This post is a quick explanation of what my integer quiz was intended to do.
The background is that our Integer Overflow Checker paper is being presented at ICSE this week. One of the things that bothered us when we wrote that paper was that we couldn’t find any concise explanation of C’s integer rules that we could reference. The C99 standard is less than readable. So I started writing up an explanation of C’s promotion rules and that sort of material. But it was boring — so I made a quiz instead.
At first I wanted to make the quiz about pure C, but very quickly it became clear that for practical purposes, no such thing exists. In other words, truly portable C code is so far from C as it actually exists that there’s no point pretending. So I added in (but didn’t word very clearly) the set of implementation-defined behaviors that most of us are used to: those that pertain to common compilers such as Intel CC, GCC, Clang, and many others on x86 and x86-64. I’m not totally sure why so many people missed this part of the instructions, but it seems that some people followed links into the quiz, bypassing this critical bit of information, and others (shockingly) just started answering questions without reading the instructions.
The quiz has two points:
- C programmers need to understand the integer promotion rules and related parts of the C standard. This isn’t because anyone should write the kind of code shown in the quiz, but rather so that we can avoiding writing that kind of code and also so we can understand how other people’s code goes wrong. The IOC paper shows that without tool support, some significant fraction of C programmers do not understand and/or are not capable of following the rules for integer operations. (I’m one of these programmers.)
- C programmers must understand and respect the sharp distinction between implementation-defined behavior and undefined behavior. Implementation-defined behavior can be relied on (for a single compiler, or a collection of compatible compilers) but undefined behavior should never be executed. This material is confusing and people commonly get it wrong. The nastiness of undefined behavior is something that I’ve written about before and also Chris Lattner’s article is a must-read.
I agree with the sentiment expressed in several comments that this quiz serves as something of an indictment of the C language. Integers should not be so difficult. But since we have no realistic story for getting rid of the mountains of C/C++ code that run so many real-world systems, we might as well figure out what to do about it. It’s 2012 and I cannot even think of a language that would be a better choice for implementing a JVM, an OS kernel, or a hypervisor. This is depressing.
There are definitely things the quiz could have done better but overall I’m happy with it. The wide exposure aided by HN and Reddit (more than 50,000 hits as of June 5) hopefully means that some number of programmers who did not previously appreciate these issues now do.

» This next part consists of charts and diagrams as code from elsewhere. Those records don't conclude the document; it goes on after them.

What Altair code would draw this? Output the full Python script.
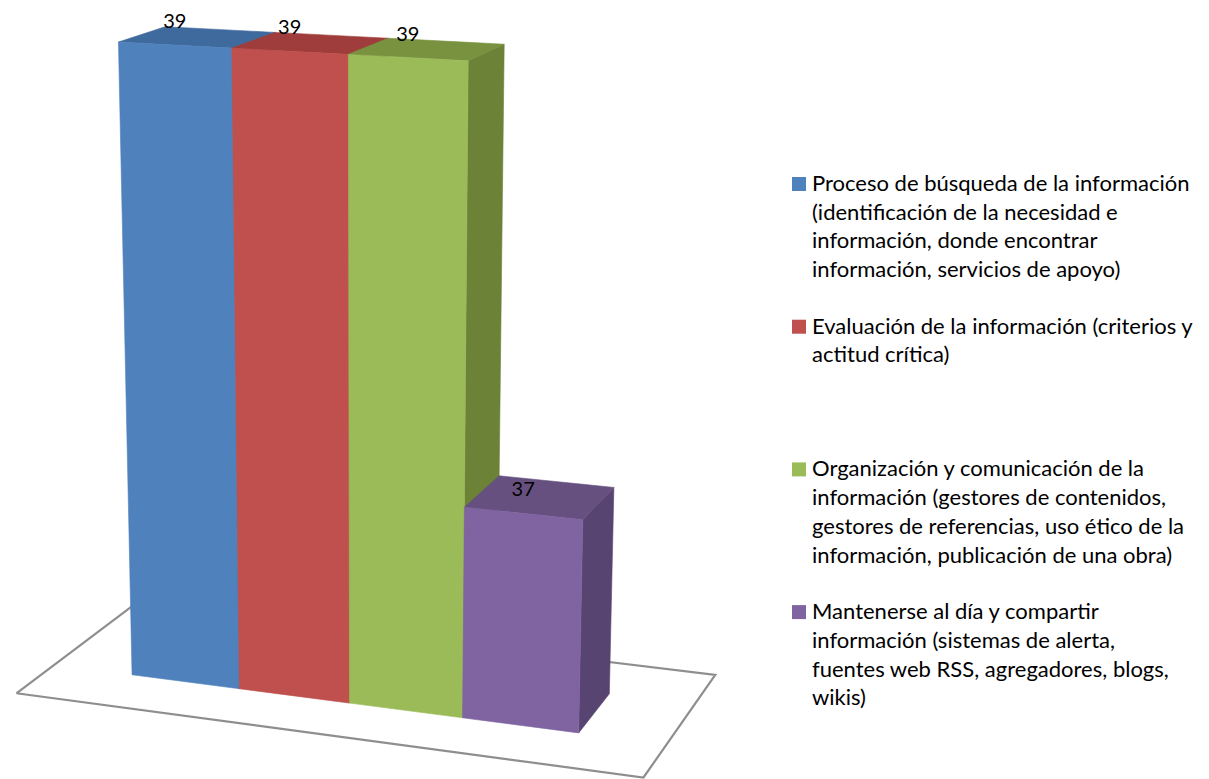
import numpy as np
import pandas as pd
import altair as alt

# ---------------- data ----------------
legend_lines = [
    ["Proceso de búsqueda de la información", "(identificación de la necesidad e",
     "información, donde encontrar", "información, servicios de apoyo)"],
    ["Evaluación de la información (criterios y", "actitud crítica)"],
    ["Organización y comunicación de la", "información (gestores de contenidos,",
     "gestores de referencias, uso ético de la", "información, publicación de una obra)"],
    ["Mantenerse al día y compartir", "información (sistemas de alerta,",
     "fuentes web RSS, agregadores, blogs,", "wikis)"],
]
categories = [" ".join(l) for l in legend_lines]
values = [39, 39, 39, 37]
value_labels = ["39", "39", "39", "37"]
AXIS_MIN = 36

# ---------------- style ----------------
front_colors = ["#4F81BD", "#C0504D", "#9BBB59", "#8064A2"]
top_colors = ["#3E6A9D", "#9E3D3B", "#78923F", "#66507F"]
side_colors = ["#375D8A", "#8A3533", "#6B8237", "#584470"]

# 3-D view (yaw, pitch, roll, camera distance, focal length, centre x/y, height scale, depth)
CAM = (0.3454, 0.2562, 0.0, 24.61, 2956.1, 368.6, 374.2, 1.829, 0.950)
# floor extent in category / depth units
FLOOR_X = (-0.74, 4.74)
FLOOR_Z = (-0.78, 1.79)


def project(X, V, Zf, q=CAM):
    yaw, pitch, roll, D, f, cx, cy, hs, ds = q
    x = np.asarray(X, float) - 2
    y = (np.asarray(V, float) - AXIS_MIN - 1.5) * hs
    z = np.asarray(Zf, float) * ds - ds / 2
    x1 = x * np.cos(yaw) + z * np.sin(yaw)
    z1 = -x * np.sin(yaw) + z * np.cos(yaw)
    y2 = y * np.cos(pitch) + z1 * np.sin(pitch)
    z2 = -y * np.sin(pitch) + z1 * np.cos(pitch)
    x3 = x1 * np.cos(roll) - y2 * np.sin(roll)
    y3 = x1 * np.sin(roll) + y2 * np.cos(roll)
    zc = D + z2
    return float(cx + f * x3 / zc), float(cy - f * y3 / zc)


W, H = 1193, 771
xs = alt.Scale(domain=[8, 8 + W], nice=False, zero=False)
ys = alt.Scale(domain=[8, 8 + H], reverse=True, nice=False, zero=False)
X_ENC = alt.X("x:Q", scale=xs, axis=None)
Y_ENC = alt.Y("y:Q", scale=ys, axis=None, stack=None)


def area_rows(poly):
    pts = [project(*c) for c in poly]
    xs_ = sorted(set(round(p[0], 4) for p in pts))
    rows = []
    n = len(pts)
    for x in xs_:
        hits = []
        for i in range(n):
            (ax, ay), (bx, by) = pts[i], pts[(i + 1) % n]
            lo, hi = min(ax, bx), max(ax, bx)
            if lo - 1e-3 <= x <= hi + 1e-3:
                if abs(bx - ax) < 1e-6:
                    hits += [ay, by]
                else:
                    t = (x - ax) / (bx - ax)
                    hits.append(ay + t * (by - ay))
        rows.append({"x": x, "y": min(hits), "y2": max(hits)})
    return pd.DataFrame(rows)


def face(poly, color):
    return alt.Chart(area_rows(poly)).mark_area(
        color=color, stroke=color, strokeWidth=0.6, opacity=1
    ).encode(x=X_ENC, y=Y_ENC, y2="y2:Q")


layers = []

# floor outline
(XL, XR), (ZF, ZB) = FLOOR_X, FLOOR_Z
floor_c = [(XL, ZF), (XR, ZF), (XR, ZB), (XL, ZB), (XL, ZF)]
floor_df = pd.DataFrame(
    [dict(zip(["x", "y"], project(a, AXIS_MIN, b)), i=k) for k, (a, b) in enumerate(floor_c)]
)
layers.append(
    alt.Chart(floor_df).mark_line(color="#8E8E8E", strokeWidth=2.2).encode(
        x=X_ENC, y=Y_ENC, order="i:Q"
    )
)

# bars (back to front)
for i, v in enumerate(values):
    side = [(i + 1, AXIS_MIN, 0), (i + 1, AXIS_MIN, 1), (i + 1, v, 1), (i + 1, v, 0)]
    top = [(i, v, 0), (i + 1, v, 0), (i + 1, v, 1), (i, v, 1)]
    front = [(i, AXIS_MIN, 0), (i + 1, AXIS_MIN, 0), (i + 1, v, 0), (i, v, 0)]
    layers.append(face(side, side_colors[i]))
    layers.append(face(top, top_colors[i]))
    layers.append(face(front, front_colors[i]))

# value labels
lab_df = pd.DataFrame(
    [dict(zip(["x", "y"], project(i + 0.5, v, 0)), t=value_labels[i]) for i, v in enumerate(values)]
)
layers.append(
    alt.Chart(lab_df).mark_text(
        font="Lato", fontSize=20, dy=-17, baseline="alphabetic", color="#000000"
    ).encode(x=X_ENC, y=Y_ENC, text="t:N")
)

# legend
LEG_X, LEG_Y0, ENTRY_STEP, LINE_STEP = 799, 184, 142.7, 28.7
sq_df = pd.DataFrame(
    {"x": [LEG_X] * 4, "y": [LEG_Y0 + k * ENTRY_STEP for k in range(4)], "c": front_colors,
     "cat": categories}
)
layers.append(
    alt.Chart(sq_df).mark_square(size=196, opacity=1).encode(
        x=X_ENC, y=Y_ENC, color=alt.Color("c:N", scale=None)
    )
)
txt_rows = []
for k, lines in enumerate(legend_lines):
    for j, ln in enumerate(lines):
        txt_rows.append({"x": LEG_X + 13, "y": LEG_Y0 + k * ENTRY_STEP + j * LINE_STEP, "t": ln})
layers.append(
    alt.Chart(pd.DataFrame(txt_rows)).mark_text(
        font="Lato", fontSize=22, align="left", baseline="middle", color="#000000"
    ).encode(x=X_ENC, y=Y_ENC, text="t:N")
)

chart = alt.layer(*layers).properties(
    width=W, height=H, padding=0, autosize=alt.AutoSizeParams(type="none")
).configure_view(stroke=None)

chart.save("out.html", embed_options={"renderer": "svg", "actions": False})
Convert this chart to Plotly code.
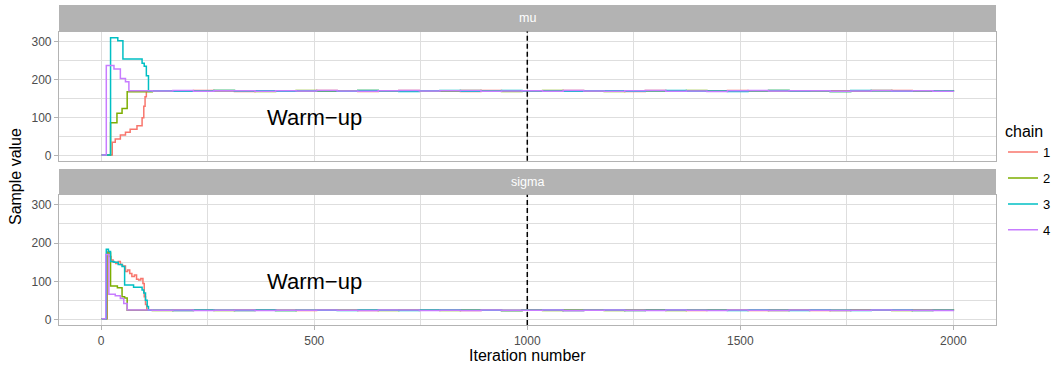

The last issue I wanted to address is especially tricky: the rules for left-shifts of signed numbers in C99. As the quiz tried to make clear, basically any code that left-shifts a signed value will encounter undefined behavior. Now, it so happens that compilers don’t take advantage of this (or at least, I don’t know of any that do). Does that mean that it’s OK to write code that does these undefined operations? Probably not. Signed overflows were reliably compiled to 2’s complement semantics until one day (some years ago) when they no longer were. This broke a lot of code and pissed people off but the compiler writers just pointed to the C standard and effectively said: “Not our problem.” To this day a lot of C programmers (perhaps even a majority of them, if we consider the large number of C programmers who don’t know the language very well) are unaware of the fact that signed overflow is not 2’s complement. Will the compiler developers start to exploit the undefinedness of many left shifts? My guess is that if doing so can increase the performance of at least one important program, they will.